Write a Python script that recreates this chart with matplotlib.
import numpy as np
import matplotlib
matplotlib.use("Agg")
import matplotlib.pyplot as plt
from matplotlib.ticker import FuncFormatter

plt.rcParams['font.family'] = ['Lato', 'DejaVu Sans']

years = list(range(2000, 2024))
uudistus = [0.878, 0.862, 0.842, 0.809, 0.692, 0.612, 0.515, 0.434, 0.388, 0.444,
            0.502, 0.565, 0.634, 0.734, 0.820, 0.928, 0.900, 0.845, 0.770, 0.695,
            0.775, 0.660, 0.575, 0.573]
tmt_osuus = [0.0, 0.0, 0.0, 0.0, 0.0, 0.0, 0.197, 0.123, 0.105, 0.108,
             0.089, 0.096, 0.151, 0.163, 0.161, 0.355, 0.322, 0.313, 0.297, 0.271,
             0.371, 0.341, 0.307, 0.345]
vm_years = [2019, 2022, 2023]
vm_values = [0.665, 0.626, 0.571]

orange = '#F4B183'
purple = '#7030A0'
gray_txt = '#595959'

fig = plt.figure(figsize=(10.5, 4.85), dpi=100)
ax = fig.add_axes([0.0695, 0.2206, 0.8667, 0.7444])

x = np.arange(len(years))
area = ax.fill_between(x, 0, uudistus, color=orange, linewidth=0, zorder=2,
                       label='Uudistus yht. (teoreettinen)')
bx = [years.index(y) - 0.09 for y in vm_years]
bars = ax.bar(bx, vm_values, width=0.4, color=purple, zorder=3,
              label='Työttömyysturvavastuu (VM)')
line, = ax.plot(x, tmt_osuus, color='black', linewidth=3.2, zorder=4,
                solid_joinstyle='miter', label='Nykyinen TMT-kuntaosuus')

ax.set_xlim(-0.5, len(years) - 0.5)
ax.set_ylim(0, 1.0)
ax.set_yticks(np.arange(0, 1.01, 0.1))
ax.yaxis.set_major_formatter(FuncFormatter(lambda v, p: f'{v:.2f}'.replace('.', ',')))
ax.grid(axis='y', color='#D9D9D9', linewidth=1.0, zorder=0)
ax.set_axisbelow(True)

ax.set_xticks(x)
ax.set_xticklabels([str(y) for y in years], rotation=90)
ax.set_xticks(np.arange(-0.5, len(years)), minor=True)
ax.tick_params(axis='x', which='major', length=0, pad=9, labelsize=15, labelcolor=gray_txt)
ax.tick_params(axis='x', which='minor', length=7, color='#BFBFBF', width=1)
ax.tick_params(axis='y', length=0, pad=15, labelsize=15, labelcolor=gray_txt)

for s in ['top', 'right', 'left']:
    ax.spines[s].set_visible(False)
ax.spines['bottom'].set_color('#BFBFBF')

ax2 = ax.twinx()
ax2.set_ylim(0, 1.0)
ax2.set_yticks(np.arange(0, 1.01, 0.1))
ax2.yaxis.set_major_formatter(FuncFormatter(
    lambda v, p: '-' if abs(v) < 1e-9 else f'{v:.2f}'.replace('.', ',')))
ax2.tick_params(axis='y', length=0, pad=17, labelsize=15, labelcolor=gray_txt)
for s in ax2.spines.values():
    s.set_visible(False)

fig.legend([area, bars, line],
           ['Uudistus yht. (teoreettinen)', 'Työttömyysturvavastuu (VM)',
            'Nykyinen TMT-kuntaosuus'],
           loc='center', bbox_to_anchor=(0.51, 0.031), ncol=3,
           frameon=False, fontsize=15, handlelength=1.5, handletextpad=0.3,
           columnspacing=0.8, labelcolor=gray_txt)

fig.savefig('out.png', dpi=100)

○ ○ ○

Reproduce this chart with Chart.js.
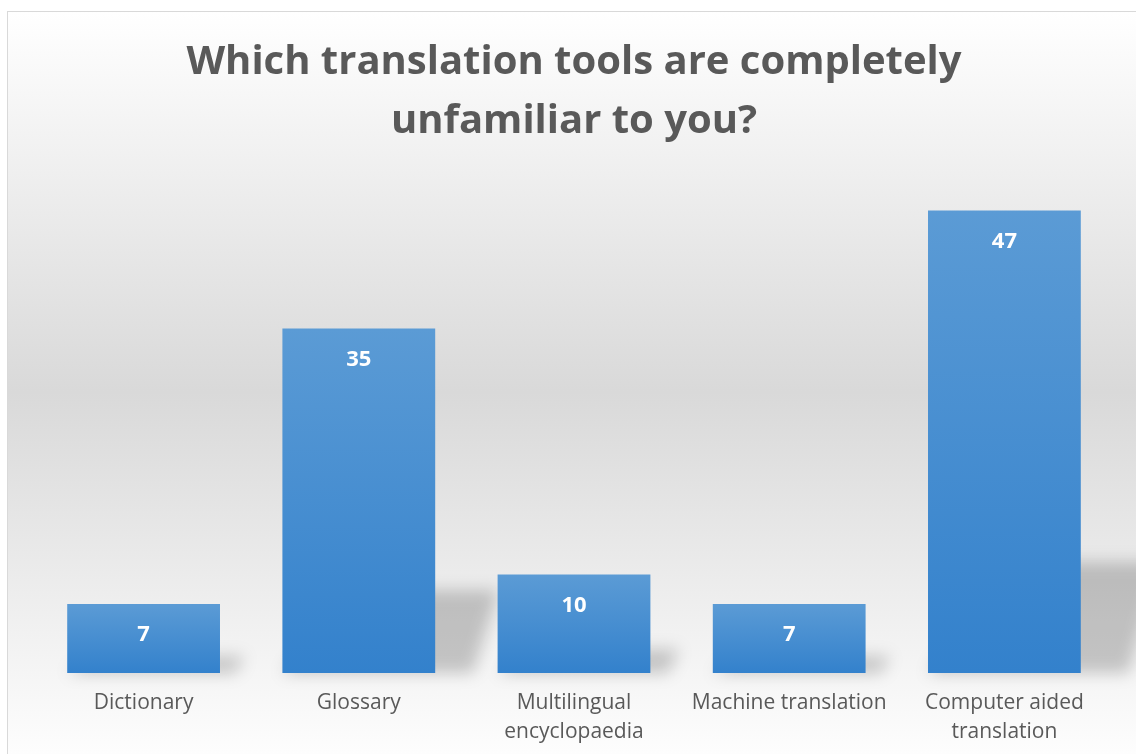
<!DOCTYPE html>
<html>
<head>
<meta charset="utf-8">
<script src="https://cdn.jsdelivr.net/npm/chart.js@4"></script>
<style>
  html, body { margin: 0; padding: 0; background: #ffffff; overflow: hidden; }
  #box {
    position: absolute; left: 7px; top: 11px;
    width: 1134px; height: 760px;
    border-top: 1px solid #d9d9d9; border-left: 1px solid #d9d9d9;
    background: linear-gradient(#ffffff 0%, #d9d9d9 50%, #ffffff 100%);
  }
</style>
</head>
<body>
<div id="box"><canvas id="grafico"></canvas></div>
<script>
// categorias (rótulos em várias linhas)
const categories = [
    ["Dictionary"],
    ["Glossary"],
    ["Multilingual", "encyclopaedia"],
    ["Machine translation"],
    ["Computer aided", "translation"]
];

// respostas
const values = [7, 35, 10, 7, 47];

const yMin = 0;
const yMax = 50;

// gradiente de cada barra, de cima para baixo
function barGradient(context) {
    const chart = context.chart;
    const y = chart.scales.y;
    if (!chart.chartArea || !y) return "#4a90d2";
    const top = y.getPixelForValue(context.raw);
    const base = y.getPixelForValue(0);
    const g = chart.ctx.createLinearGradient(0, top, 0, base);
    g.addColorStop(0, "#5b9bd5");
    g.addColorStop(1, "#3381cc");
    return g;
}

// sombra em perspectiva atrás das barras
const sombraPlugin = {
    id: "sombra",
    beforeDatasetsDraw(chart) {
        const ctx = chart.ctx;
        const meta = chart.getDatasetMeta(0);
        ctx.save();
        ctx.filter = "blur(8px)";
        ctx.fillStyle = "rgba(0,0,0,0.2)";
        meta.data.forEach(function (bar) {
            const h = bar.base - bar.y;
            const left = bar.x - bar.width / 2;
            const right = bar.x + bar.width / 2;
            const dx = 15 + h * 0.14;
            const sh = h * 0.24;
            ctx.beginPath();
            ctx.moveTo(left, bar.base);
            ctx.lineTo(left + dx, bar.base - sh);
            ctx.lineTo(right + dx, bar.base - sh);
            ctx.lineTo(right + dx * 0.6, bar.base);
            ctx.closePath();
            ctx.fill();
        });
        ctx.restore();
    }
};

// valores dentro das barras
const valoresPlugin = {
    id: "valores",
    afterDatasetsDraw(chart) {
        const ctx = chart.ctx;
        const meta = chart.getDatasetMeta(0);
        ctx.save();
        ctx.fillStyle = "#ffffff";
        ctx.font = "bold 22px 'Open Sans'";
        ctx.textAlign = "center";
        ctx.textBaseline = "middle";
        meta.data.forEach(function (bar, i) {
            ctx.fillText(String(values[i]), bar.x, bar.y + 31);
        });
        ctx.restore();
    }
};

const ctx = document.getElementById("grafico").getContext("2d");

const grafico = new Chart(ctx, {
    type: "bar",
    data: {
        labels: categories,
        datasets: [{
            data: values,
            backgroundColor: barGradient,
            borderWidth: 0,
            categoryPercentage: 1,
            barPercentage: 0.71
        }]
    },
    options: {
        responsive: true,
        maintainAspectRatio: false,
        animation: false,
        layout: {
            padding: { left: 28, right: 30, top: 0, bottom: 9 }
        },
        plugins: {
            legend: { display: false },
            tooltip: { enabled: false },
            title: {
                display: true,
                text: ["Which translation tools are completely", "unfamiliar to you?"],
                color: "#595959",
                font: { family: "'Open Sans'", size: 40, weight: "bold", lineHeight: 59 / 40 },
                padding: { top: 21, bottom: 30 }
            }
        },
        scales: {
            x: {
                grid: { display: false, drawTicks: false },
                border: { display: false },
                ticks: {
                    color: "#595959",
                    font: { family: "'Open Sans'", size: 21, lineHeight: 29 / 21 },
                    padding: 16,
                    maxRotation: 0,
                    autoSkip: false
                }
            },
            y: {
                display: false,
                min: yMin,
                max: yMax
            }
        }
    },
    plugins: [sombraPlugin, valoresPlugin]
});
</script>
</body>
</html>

○ ○ ○

*Work to do*
Extract the lines from the line with "Write a Python" through the line with "plt.rcParams['font.family'] = ['Lato', 'DejaVu". Keep both of those lines, copy everything exactly, and add nothing.

*Result of the exercise*
Write a Python script that recreates this chart with matplotlib.
import numpy as np
import matplotlib
matplotlib.use("Agg")
import matplotlib.pyplot as plt
from matplotlib.ticker import FuncFormatter

plt.rcParams['font.family'] = ['Lato', 'DejaVu Sans']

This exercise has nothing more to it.